The poster girl of multicultural Britain
Reading Zadie Smith’s new novel, “NW”, is very much like getting onto one of those night buses. A number 98, to be precise, the bus that will take you from suited and booted Holborn to the seething multiculturalism of Kilburn and Willesden, areas once densely populated by first generation Irish and Afro Caribbean immigrants, now in the grip of tumultuous gentrification.
Zadie Smith, the daughter of a Jamaican mother and an English father, grew up in Willesden, which was the setting of her debut novel, “White Teeth”. This was published to rave reviews in 2000, when she was just 24, a recent graduate of Cambridge University, and a dazzling beauty to boot. She received a whopping £250,000 advance for the novel. All of this made her famous; she was often described as the ‘poster girl’ of multicultural Britain. This is a ghastly distortion. If anything, Smith is the existentialist of multiculturalism, a narrator who expresses a deep malaise around questions of class and racial identity.

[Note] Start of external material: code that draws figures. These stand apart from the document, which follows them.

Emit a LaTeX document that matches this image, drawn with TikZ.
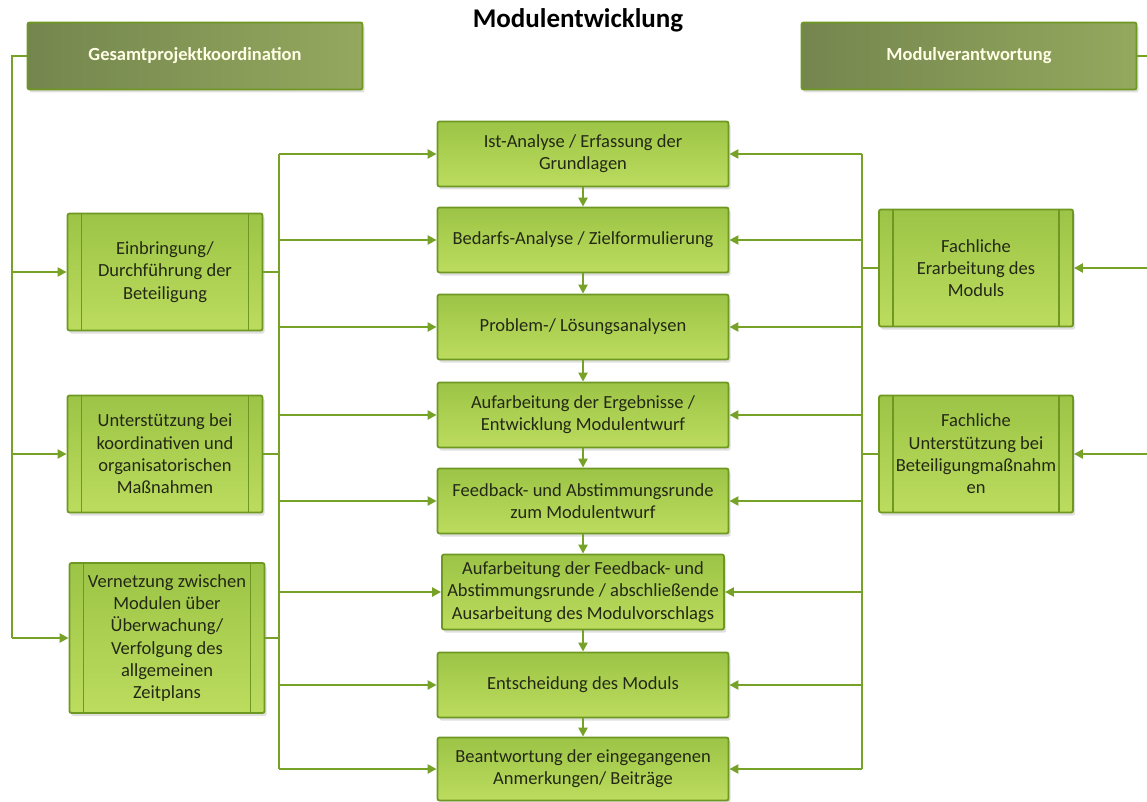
\documentclass[tikz,border=0pt]{standalone}
\usepackage{fontspec}
\setmainfont{Carlito}
\usetikzlibrary{arrows.meta,shadows}
\definecolor{LineGreen}{RGB}{118,162,40}
\definecolor{BoxTop}{RGB}{156,196,70}
\definecolor{BoxBottom}{RGB}{188,220,94}
\definecolor{BoxEdge}{RGB}{110,152,34}
\definecolor{HeadLeft}{RGB}{116,134,78}
\definecolor{HeadRight}{RGB}{148,168,94}
\definecolor{TextDark}{RGB}{36,40,22}

\tikzset{
  conn/.style={LineGreen, line width=2.5pt},
  arr/.style={conn, -{Triangle[length=9pt,width=9pt]}},
  stepbox/.style={draw=BoxEdge, line width=1.8pt, rounded corners=2pt,
    top color=BoxTop, bottom color=BoxBottom, text=TextDark, align=center,
    inner sep=1pt, font=\fontsize{18.5}{22.3}\selectfont,
    minimum width=291pt, minimum height=65pt,
    drop shadow={shadow xshift=2pt, shadow yshift=-3pt, opacity=0.25}},
  sidebox/.style={stepbox, minimum width=195pt, minimum height=117pt,
    path picture={
      \draw[BoxEdge, line width=1.8pt]
        ([xshift=14pt]path picture bounding box.north west) -- ([xshift=14pt]path picture bounding box.south west)
        ([xshift=-14pt]path picture bounding box.north east) -- ([xshift=-14pt]path picture bounding box.south east);}},
  headbox/.style={stepbox, left color=HeadLeft, right color=HeadRight,
    text=white!90!yellow, font=\fontsize{18.5}{22}\selectfont\bfseries,
    minimum width=335pt, minimum height=67pt}
}

\begin{document}
\begin{tikzpicture}[x=1pt,y=-1pt]
    \useasboundingbox (0,0) rectangle (1147,802);

    \node[font=\fontsize{27}{30}\selectfont\bfseries] (title) at (578,20) {Modulentwicklung};

    \node[headbox] (gesamt) at (195,56) {Gesamtprojektkoordination};
    \node[headbox] (verantw) at (969,56) {Modulverantwortung};

    % middle column
    \node[stepbox] (ist) at (583,154) {Ist-Analyse / Erfassung der\\Grundlagen};
    \node[stepbox] (bedarf) at (583,240) {Bedarfs-Analyse / Zielformulierung};
    \node[stepbox] (problem) at (583,327) {Problem-/ Lösungsanalysen};
    \node[stepbox] (ergebnis) at (583,415) {Aufarbeitung der Ergebnisse /\\Entwicklung Modulentwurf};
    \node[stepbox] (feedback) at (583,501) {Feedback- und Abstimmungsrunde\\zum Modulentwurf};
    \node[stepbox, minimum width=282pt, minimum height=75pt] (abschluss) at (583,592)
        {Aufarbeitung der Feedback- und\\Abstimmungsrunde / abschließende\\Ausarbeitung des Modulvorschlags};
    \node[stepbox] (entscheid) at (583,685) {Entscheidung des Moduls};
    \node[stepbox, minimum height=63pt] (antwort) at (583,769) {Beantwortung der eingegangenen\\Anmerkungen/ Beiträge};

    % left column
    \node[sidebox] (einbring) at (165,272) {Einbringung/\\Durchführung der\\Beteiligung};
    \node[sidebox] (unterst) at (165,454) {Unterstützung bei\\koordinativen und\\organisatorischen\\Maßnahmen};
    \node[sidebox, minimum height=150pt] (vernetz) at (167,638)
        {Vernetzung zwischen\\Modulen über\\Überwachung/\\Verfolgung des\\allgemeinen\\Zeitplans};

    % right column
    \node[sidebox, minimum width=194pt] (fachErarb) at (976,268) {Fachliche\\Erarbeitung des\\Moduls};
    \node[sidebox, minimum width=194pt] (fachUnter) at (976,454) {Fachliche\\Unterstützung bei\\Beteiligungmaßnahm\\en};

    \coordinate (lrail) at (12,0);
    \coordinate (mlrail) at (279,0);
    \coordinate (mrrail) at (862,0);
    \coordinate (rrail) at (1150,0);

    % outer feeds
    \draw[conn] (gesamt.west) -| (lrail |- vernetz.west);
    \foreach \n in {einbring,unterst,vernetz}
        \draw[arr] (lrail |- \n.west) -- (\n.west);
    \draw[conn] (verantw.east) -| (rrail |- fachUnter.east);
    \foreach \n in {fachErarb,fachUnter}
        \draw[arr] (rrail |- \n.east) -- (\n.east);

    % buses to the middle column
    \draw[conn] (mlrail |- ist.west) -- (mlrail |- antwort.west);
    \draw[conn] (mrrail |- ist.east) -- (mrrail |- antwort.east);
    \foreach \n in {einbring,unterst,vernetz}
        \draw[conn] (\n.east) -- (mlrail |- \n.east);
    \foreach \n in {fachErarb,fachUnter}
        \draw[conn] (\n.west) -- (mrrail |- \n.west);
    \foreach \n in {ist,bedarf,problem,ergebnis,feedback,abschluss,entscheid,antwort} {
        \draw[arr] (mlrail |- \n.west) -- (\n.west);
        \draw[arr] (mrrail |- \n.east) -- (\n.east);
    }

    \foreach \a/\b in {ist/bedarf,bedarf/problem,problem/ergebnis,ergebnis/feedback,feedback/abschluss,abschluss/entscheid,entscheid/antwort}
        \draw[arr] (\a.south) -- (\b.north);
\end{tikzpicture}
\end{document}
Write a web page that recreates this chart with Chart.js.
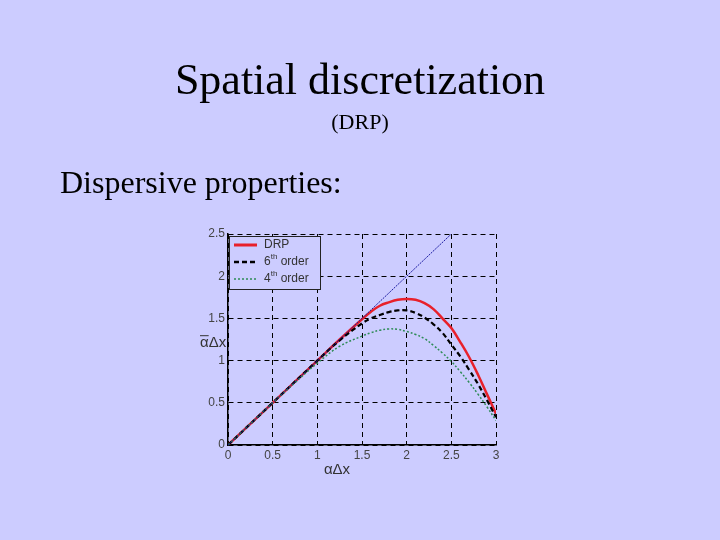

Writing in the Observer, Caryl Phillips came closest to capturing the true, troubled character of “White Teeth”: “The ‘mongrel’ nation that is Britain is still struggling to find a way to stare into the mirror and accept the ebb and flow of history that has produced this fortuitously diverse condition and its concomitant pain. Zadie Smith’s first novel is an audaciously assured contribution to this process of staring into the mirror. Her narrator is deeply self conscious, so much so that one can almost hear the crisp echo of Salman Rushdie’s footsteps. However, her wit, her breadth of vision and her ambition are of her own making. The plot is rich, at times dizzyingly so, but White Teeth squares up to the two questions which gnaw at the very roots of our modern condition: Who are we? Why are we here?”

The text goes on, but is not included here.